The US State Department, though, “strongly urges” its citizens to avoid all travel to the North on its website, urging would-be visitors to “consider what they might be supporting”.

But American artist Tamara Bedford, who is based in Beijing, said: “The Western media’s portrayal of these places is different than the reality on the ground.”

“That’s one reason I wanted to come here, as much as my government says not to. I didn’t do it in defiance, but I just wanted to experience it first-hand myself.”

Runners wait to be led into the Kim Il-sung Stadium for the start of the Pyongyang marathon. Photo: AP
Runners wait to be led into the Kim Il-sung Stadium for the start of the Pyongyang marathon. Photo: AP

Nick Bonner, director of Koryo Tours, a specialist agency which has the exclusive rights to bring Europeans and other Westerners to the marathon, estimates that, excluding visitors from China - the North’s sole ally and main business partner - the country receives only around 5,000 tourists a year.
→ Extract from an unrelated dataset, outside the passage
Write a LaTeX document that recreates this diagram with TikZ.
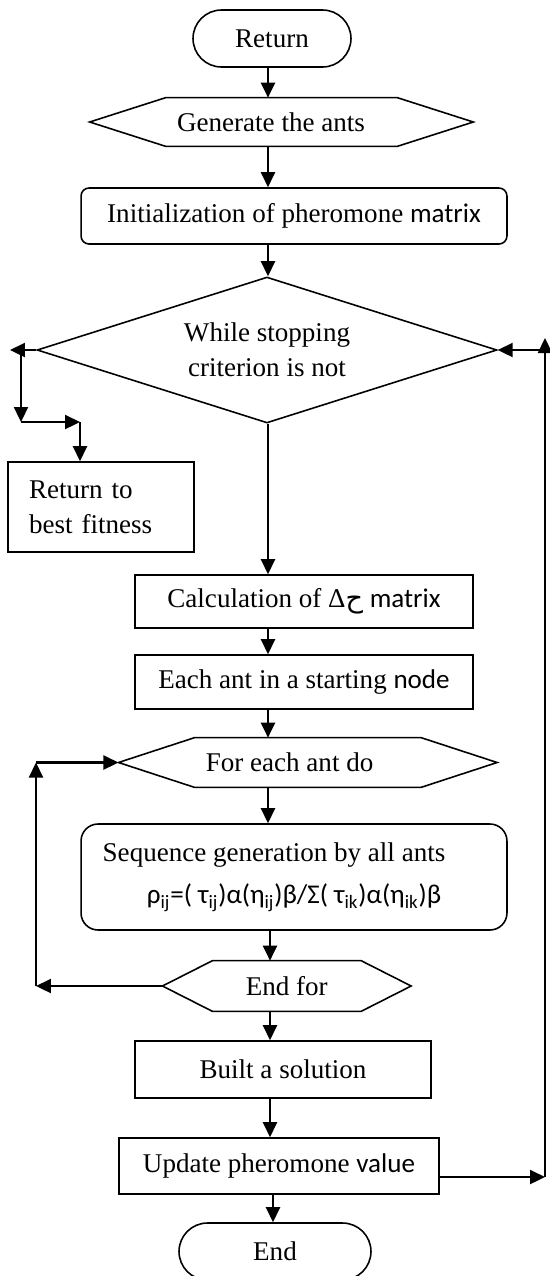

That means the marathon accounts for nearly a fifth of them.

After costs, a portion of visitors’ funds will end up in the government’s hands, he acknowledged, but said: “If you are trying to run a country on that amount it wouldn’t last you a day.”

Foreigners dressed in North Korean tracksuits warm up ahead of the Pyongyang marathon. Photo: AP
Foreigners dressed in North Korean tracksuits warm up ahead of the Pyongyang marathon. Photo: AP

“For over 20 years I have seen what (effect) engagement has had and I’ve also been told by Koreans living in the country that they want what we do, they want film, they want to do sports exchange.

“It’s not just them understanding us but it’s also us understanding them.”

French lawyer Kilian Lepors-Ebner, 26, from Paris, said after his run that interaction was a two-way process.

“By seeing us in real life they can see we’re not necessarily evil, that we’re OK, that we smile, that we want to meet them.

“Maybe by coming to the country we’re doing more than by staying at home and saying ‘what they’re doing isn’t good’.”